Supplied material »
· · · ·
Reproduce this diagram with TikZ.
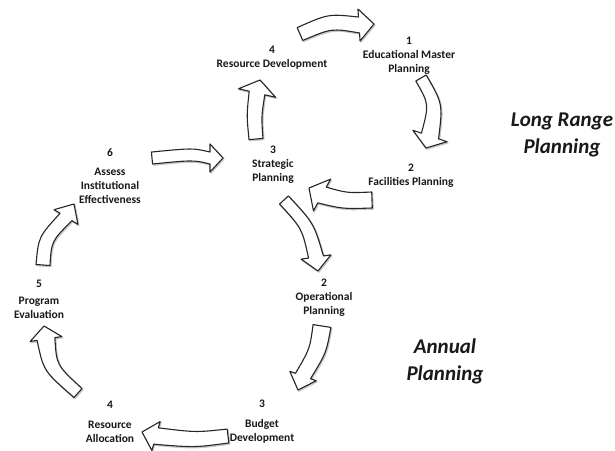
\documentclass[tikz,border=0pt]{standalone}
\usepackage{fontspec}
\setmainfont{Carlito}
\usetikzlibrary{calc}
\tikzset{
 lbl/.style={align=center, font=\bfseries\fontsize{11.5}{14}\selectfont, inner sep=0pt, text=black!90},
 big/.style={align=center, font=\bfseries\itshape\fontsize{21}{27}\selectfont, inner sep=0pt, text=black!90},
 barrowstyle/.style={draw=black!85, fill=white, line width=1.1pt, line join=round},
 barrowshadow/.style={draw=black!22, line width=1.6pt, line join=round, transform canvas={xshift=0.8pt,yshift=-1pt}},
}
% #1 name, #2 tail, #3 control, #4 head base, #5 tip, #6 tail half width, #7 shaft end half width, #8 head half width
\newcommand\barrow[8]{%
  \coordinate (#1T) at #2; \coordinate (#1C) at #3; \coordinate (#1H) at #4; \coordinate (#1P) at #5;
  \coordinate (#1TL) at ($(#1T)!#6pt!90:(#1C)$);
  \coordinate (#1TR) at ($(#1T)!#6pt!-90:(#1C)$);
  \coordinate (#1HL) at ($(#1H)!#7pt!90:(#1P)$);
  \coordinate (#1HR) at ($(#1H)!#7pt!-90:(#1P)$);
  \coordinate (#1WL) at ($(#1H)!#8pt!90:(#1P)$);
  \coordinate (#1WR) at ($(#1H)!#8pt!-90:(#1P)$);
  \coordinate (#1CL) at ($(#1C)+0.5*(#1TL)-0.5*(#1T)+0.5*(#1HL)-0.5*(#1H)$);
  \coordinate (#1CR) at ($(#1C)+0.5*(#1TR)-0.5*(#1T)+0.5*(#1HR)-0.5*(#1H)$);
  \draw[barrowshadow] (#1TL) .. controls (#1CL) .. (#1HL) -- (#1WL) -- (#1P) -- (#1WR) -- (#1HR) .. controls (#1CR) .. (#1TR) -- cycle;
  \draw[barrowstyle] (#1TL) .. controls (#1CL) .. (#1HL) -- (#1WL) -- (#1P) -- (#1WR) -- (#1HR) .. controls (#1CR) .. (#1TR) -- cycle;
}
\begin{document}
\begin{tikzpicture}[x=1pt,y=-1pt]
\useasboundingbox[fill=white] (0,0) rectangle (615,450);

% labels
\node[lbl] (rd)  at (272,57.5) {4\\Resource Development};
\node[lbl] (emp) at (409,56)   {1\\Educational Master\\Planning};
\node[lbl] (fp)  at (411,176)  {2\\Facilities Planning};
\node[lbl] (sp)  at (273,164.5){3\\Strategic\\Planning};
\node[lbl] (aie) at (110,176)  {6\\[5pt]Assess\\Institutional\\Effectiveness};
\node[lbl] (pe)  at (39,299.5) {5\\[3pt]Program\\Evaluation};
\node[lbl] (op)  at (324,297.5){2\\Operational\\Planning};
\node[lbl] (bd)  at (262,421.5){3\\[6pt]Budget\\Development};
\node[lbl] (ra)  at (110,421.5){4\\[6pt]Resource\\Allocation};
\node[big] (lrp) at (562,135)  {Long Range\\Planning};
\node[big] (ap)  at (445,361)  {Annual\\Planning};

% block arrows
\barrow{a1}{(300,34)}{(330,21)}{(359,25)}{(374,24)}{7}{8}{16}
\barrow{a2}{(421,78)}{(436,104)}{(430,136)}{(426,148)}{6}{9}{18}
\barrow{a3}{(372,200)}{(345,201)}{(322,195)}{(309,188)}{8}{9}{18}
\barrow{a4}{(284,200)}{(308,226)}{(316,257)}{(318,271)}{6}{7.5}{15}
\barrow{a5}{(322,326)}{(318,351)}{(303,376)}{(298,390)}{9}{8}{14}
\barrow{a6}{(228,436)}{(195,440)}{(156,436)}{(142,432)}{7}{8.5}{15}
\barrow{a7}{(78,393)}{(50,368)}{(46,339)}{(44,326)}{6}{9}{16}
\barrow{a8}{(43,265)}{(45,239)}{(66,217)}{(74,204)}{7}{7}{14}
\barrow{a9}{(152,158)}{(193,154)}{(210,158)}{(223,158)}{6}{6}{14}
\barrow{a10}{(256,139)}{(254,116)}{(257,93)}{(260,80)}{7}{8}{19}
\end{tikzpicture}
\end{document}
· · · ·
Goal of the exercise »
Skip the pictures, then retype every line above exactly.

Answer to this exercise »
Reproduce this diagram with TikZ.
\documentclass[tikz,border=0pt]{standalone}
\usepackage{fontspec}
\setmainfont{Carlito}
\usetikzlibrary{calc}
\tikzset{
 lbl/.style={align=center, font=\bfseries\fontsize{11.5}{14}\selectfont, inner sep=0pt, text=black!90},
 big/.style={align=center, font=\bfseries\itshape\fontsize{21}{27}\selectfont, inner sep=0pt, text=black!90},
 barrowstyle/.style={draw=black!85, fill=white, line width=1.1pt, line join=round},
 barrowshadow/.style={draw=black!22, line width=1.6pt, line join=round, transform canvas={xshift=0.8pt,yshift=-1pt}},
}
% #1 name, #2 tail, #3 control, #4 head base, #5 tip, #6 tail half width, #7 shaft end half width, #8 head half width
\newcommand\barrow[8]{%
  \coordinate (#1T) at #2; \coordinate (#1C) at #3; \coordinate (#1H) at #4; \coordinate (#1P) at #5;
  \coordinate (#1TL) at ($(#1T)!#6pt!90:(#1C)$);
  \coordinate (#1TR) at ($(#1T)!#6pt!-90:(#1C)$);
  \coordinate (#1HL) at ($(#1H)!#7pt!90:(#1P)$);
  \coordinate (#1HR) at ($(#1H)!#7pt!-90:(#1P)$);
  \coordinate (#1WL) at ($(#1H)!#8pt!90:(#1P)$);
  \coordinate (#1WR) at ($(#1H)!#8pt!-90:(#1P)$);
  \coordinate (#1CL) at ($(#1C)+0.5*(#1TL)-0.5*(#1T)+0.5*(#1HL)-0.5*(#1H)$);
  \coordinate (#1CR) at ($(#1C)+0.5*(#1TR)-0.5*(#1T)+0.5*(#1HR)-0.5*(#1H)$);
  \draw[barrowshadow] (#1TL) .. controls (#1CL) .. (#1HL) -- (#1WL) -- (#1P) -- (#1WR) -- (#1HR) .. controls (#1CR) .. (#1TR) -- cycle;
  \draw[barrowstyle] (#1TL) .. controls (#1CL) .. (#1HL) -- (#1WL) -- (#1P) -- (#1WR) -- (#1HR) .. controls (#1CR) .. (#1TR) -- cycle;
}
\begin{document}
\begin{tikzpicture}[x=1pt,y=-1pt]
\useasboundingbox[fill=white] (0,0) rectangle (615,450);

% labels
\node[lbl] (rd)  at (272,57.5) {4\\Resource Development};
\node[lbl] (emp) at (409,56)   {1\\Educational Master\\Planning};
\node[lbl] (fp)  at (411,176)  {2\\Facilities Planning};
\node[lbl] (sp)  at (273,164.5){3\\Strategic\\Planning};
\node[lbl] (aie) at (110,176)  {6\\[5pt]Assess\\Institutional\\Effectiveness};
\node[lbl] (pe)  at (39,299.5) {5\\[3pt]Program\\Evaluation};
\node[lbl] (op)  at (324,297.5){2\\Operational\\Planning};
\node[lbl] (bd)  at (262,421.5){3\\[6pt]Budget\\Development};
\node[lbl] (ra)  at (110,421.5){4\\[6pt]Resource\\Allocation};
\node[big] (lrp) at (562,135)  {Long Range\\Planning};
\node[big] (ap)  at (445,361)  {Annual\\Planning};

% block arrows
\barrow{a1}{(300,34)}{(330,21)}{(359,25)}{(374,24)}{7}{8}{16}
\barrow{a2}{(421,78)}{(436,104)}{(430,136)}{(426,148)}{6}{9}{18}
\barrow{a3}{(372,200)}{(345,201)}{(322,195)}{(309,188)}{8}{9}{18}
\barrow{a4}{(284,200)}{(308,226)}{(316,257)}{(318,271)}{6}{7.5}{15}
\barrow{a5}{(322,326)}{(318,351)}{(303,376)}{(298,390)}{9}{8}{14}
\barrow{a6}{(228,436)}{(195,440)}{(156,436)}{(142,432)}{7}{8.5}{15}
\barrow{a7}{(78,393)}{(50,368)}{(46,339)}{(44,326)}{6}{9}{16}
\barrow{a8}{(43,265)}{(45,239)}{(66,217)}{(74,204)}{7}{7}{14}
\barrow{a9}{(152,158)}{(193,154)}{(210,158)}{(223,158)}{6}{6}{14}
\barrow{a10}{(256,139)}{(254,116)}{(257,93)}{(260,80)}{7}{8}{19}
\end{tikzpicture}
\end{document}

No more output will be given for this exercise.